Costs Savings (pay as you go)
Most cloud providers have a pay as you go plan available so upgrade/downgrade or autoscaling would not incur high fixed cost, as and when load increases or decreases just provision what exactly you want and pay for that time only and not for the full time.
All the cloud resources(data, setup snapshots) can be backuped manually or automatically at regular intervals; and can be used in case of any disaster or to create a new setup for any other applications or for new domains.So you never lose any data on the cloud. The same can be achieved with a different set of tools but again configuring and managing the backup process would be too cumbersome on on-prem.
Automatic restore from volumes can be also processed as per your need of auto scaling.
Encryption and Security
Security is one of the important aspects for any organization, putting data on the cloud needs a thought but now-a-days enhanced security services and mechanisms are offered by cloud providers.

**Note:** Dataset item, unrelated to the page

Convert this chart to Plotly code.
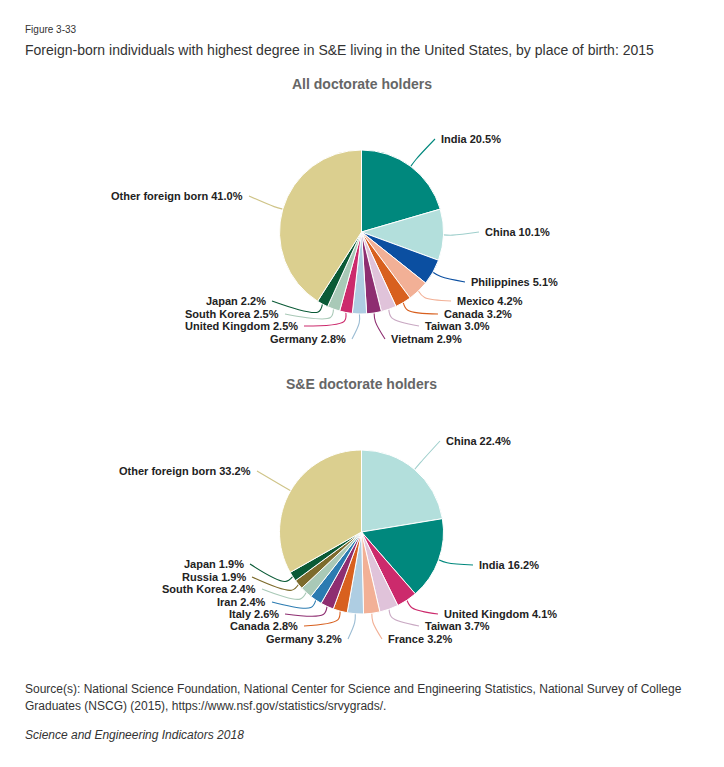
import math
import plotly.graph_objects as go

# ---------------- data ----------------
all_labels = ["India", "China", "Philippines", "Mexico", "Canada", "Taiwan", "Vietnam",
              "Germany", "United Kingdom", "South Korea", "Japan", "Other foreign born"]
all_values = [20.5, 10.1, 5.1, 4.2, 3.2, 3.0, 2.9, 2.8, 2.5, 2.5, 2.2, 41.0]

se_labels = ["China", "India", "United Kingdom", "Taiwan", "France", "Germany", "Canada",
             "Italy", "Iran", "South Korea", "Russia", "Japan", "Other foreign born"]
se_values = [22.4, 16.2, 4.1, 3.7, 3.2, 3.2, 2.8, 2.6, 2.4, 2.4, 1.9, 1.9, 33.2]

# ---------------- styles ----------------
COLORS = {
    "India": "#00887d", "China": "#b3dfdc", "Philippines": "#0b4fa1", "Mexico": "#f2b096",
    "Canada": "#d8601f", "Taiwan": "#e0c3da", "Vietnam": "#8e2e71", "Germany": "#aecde2",
    "United Kingdom": "#cc2a6c", "South Korea": "#a9c9b7", "Japan": "#0a5a36",
    "Other foreign born": "#dbcf8f", "France": "#f2b096", "Italy": "#8e2e71",
    "Iran": "#2b7bb1", "Russia": "#7d6b2c",
}
LINE_COLORS = dict(COLORS)
LINE_COLORS["China"] = "#9fcfcc"
LINE_COLORS["Other foreign born"] = "#cfc488"
LINE_COLORS["Taiwan"] = "#c9a9c3"
LINE_COLORS["Germany"] = "#9bbcd3"

W, H = 724, 767
R = 82
TOP_C = (361.5, 232)
BOT_C = (361.5, 532)

# label placement (pixel x, pixel y, side) -- layout only
TOP_POS = [(439, 139, "l"), (483, 232, "l"), (469, 282, "l"), (455, 301, "l"),
           (442, 314, "l"), (423, 326, "l"), (389, 339, "l"), (348, 339, "r"),
           (300, 326, "r"), (281, 314, "r"), (268, 301, "r"), (245, 196, "r")]
BOT_POS = [(444, 441, "l"), (477, 565, "l"), (442, 614, "l"), (423, 626, "l"),
           (386, 639, "l"), (344, 639, "r"), (300, 626, "r"), (281, 614, "r"),
           (268, 602, "r"), (258, 589, "r"), (248, 577, "r"), (246, 564, "r"),
           (253, 471, "r")]

FONT = "Liberation Sans, Arial, Helvetica, sans-serif"

fig = go.Figure()


def add_pie(labels, values, center, positions):
    cx, cy = center
    fig.add_trace(go.Pie(
        labels=labels, values=values, sort=False, direction="clockwise",
        marker=dict(colors=[COLORS[l] for l in labels], line=dict(color="white", width=1)),
        textinfo="none", hoverinfo="label+percent", showlegend=False,
        domain=dict(x=[(cx - R) / W, (cx + R) / W], y=[1 - (cy + R) / H, 1 - (cy - R) / H]),
    ))
    total = sum(values)
    cum = 0.0
    for lab, val, (lx, ly, side) in zip(labels, values, positions):
        ang = math.radians((cum + val / 2) / total * 360)
        cum += val
        x0 = cx + R * math.sin(ang)
        y0 = cy - R * math.cos(ang)
        x1 = cx + (R + 9) * math.sin(ang)
        y1 = cy - (R + 9) * math.cos(ang)
        ex = lx - 4 if side == "l" else lx + 4
        fig.add_trace(go.Scatter(
            x=[x0, x1, ex], y=[y0, y1, ly], mode="lines",
            line=dict(color=LINE_COLORS[lab], width=1.1, shape="spline", smoothing=1.0),
            hoverinfo="skip", showlegend=False, xaxis="x", yaxis="y",
        ))
        fig.add_annotation(
            x=lx, y=ly, xref="x", yref="y", text=f"<b>{lab} {val:.1f}%</b>",
            showarrow=False, xanchor="left" if side == "l" else "right", yanchor="middle",
            font=dict(family=FONT, size=11, color="#222222"),
        )


add_pie(all_labels, all_values, TOP_C, TOP_POS)
add_pie(se_labels, se_values, BOT_C, BOT_POS)

texts = [
    (23, 29, "Figure 3-33", 10, "#333333", "left"),
    (23, 50, "Foreign-born individuals with highest degree in S&E living in the United States, by place of birth: 2015", 14, "#333333", "left"),
    (361.5, 84, "<b>All doctorate holders</b>", 14, "#666666", "center"),
    (361.5, 384, "<b>S&E doctorate holders</b>", 14, "#666666", "center"),
    (23, 689, "Source(s): National Science Foundation, National Center for Science and Engineering Statistics, National Survey of College", 12, "#333333", "left"),
    (23, 706, "Graduates (NSCG) (2015), https://www.nsf.gov/statistics/srvygrads/.", 12, "#333333", "left"),
    (23, 735, "<i>Science and Engineering Indicators 2018</i>", 12, "#333333", "left"),
]
for x, y, t, s, c, a in texts:
    fig.add_annotation(x=x, y=y, xref="x", yref="y", text=t, showarrow=False,
                       xanchor=a, yanchor="middle", font=dict(family=FONT, size=s, color=c))

fig.update_layout(
    width=W, height=H, margin=dict(l=0, r=0, t=0, b=0),
    paper_bgcolor="white", plot_bgcolor="rgba(0,0,0,0)",
    xaxis=dict(range=[0, W], visible=False, domain=[0, 1], fixedrange=True),
    yaxis=dict(range=[H, 0], visible=False, domain=[0, 1], fixedrange=True),
    showlegend=False,
)

fig.write_html("out.html", config={"displayModeBar": False},
               post_script="document.body.style.margin='0';")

For example in AWS, you can make use of private/public subnet along with VPC, create encrypted volumes as a snapshot and backups. Make use of Network ACLs and Security groups for access to instances and Identity and permissions are managed using IAM Roles and IAM policies.

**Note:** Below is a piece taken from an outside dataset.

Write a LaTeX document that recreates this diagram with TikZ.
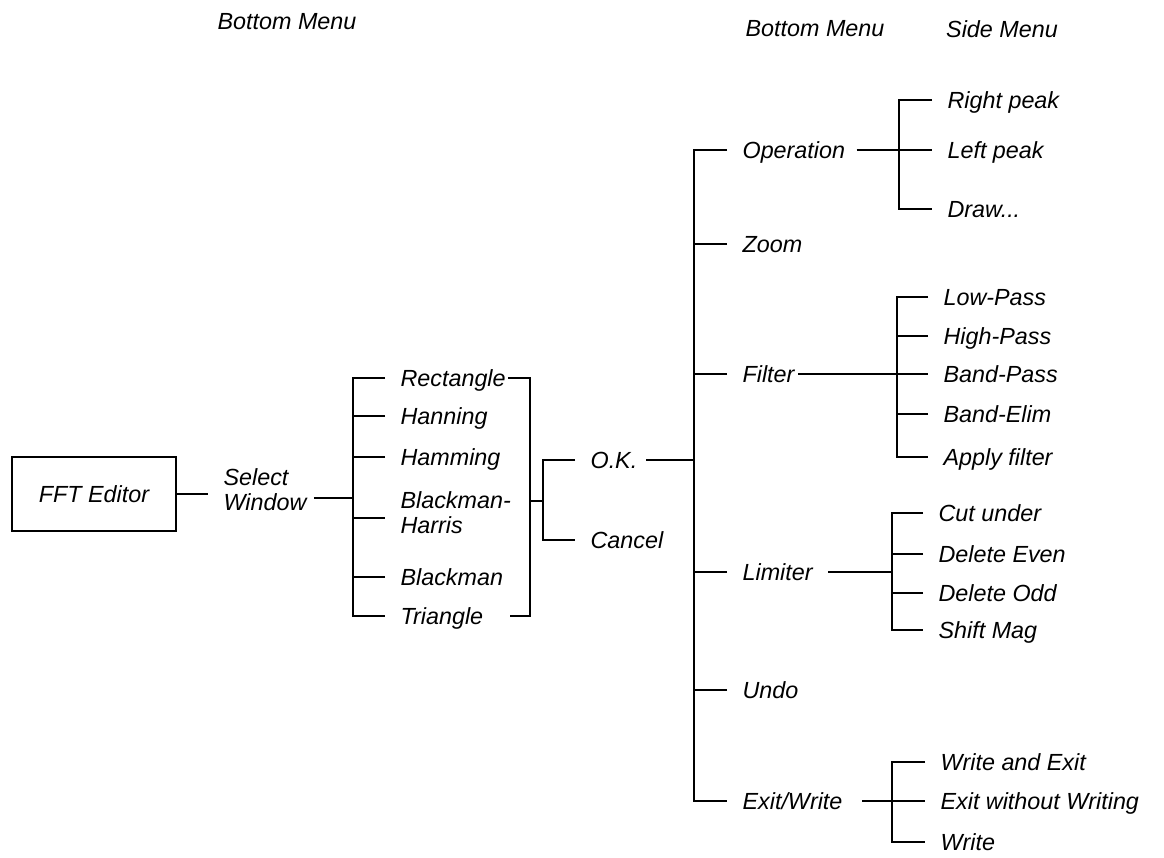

Enabling multi factor authentication or integrating the whole access along with your corporate directory can be done.Also can make use of monitoring services like Cloudtrail to see access logs and take appropriate actions.
Chapter 4 Conclusion
Each Solution has their advantages(or disadvantages) and certain limitations specifically for on-prem, which one you choose depends on the need of your organization along with cost.
However the above analysis would surely help you to make an informed decision.Please ensure you’ve done due diligence and consider all the factors mentioned above while making a choice.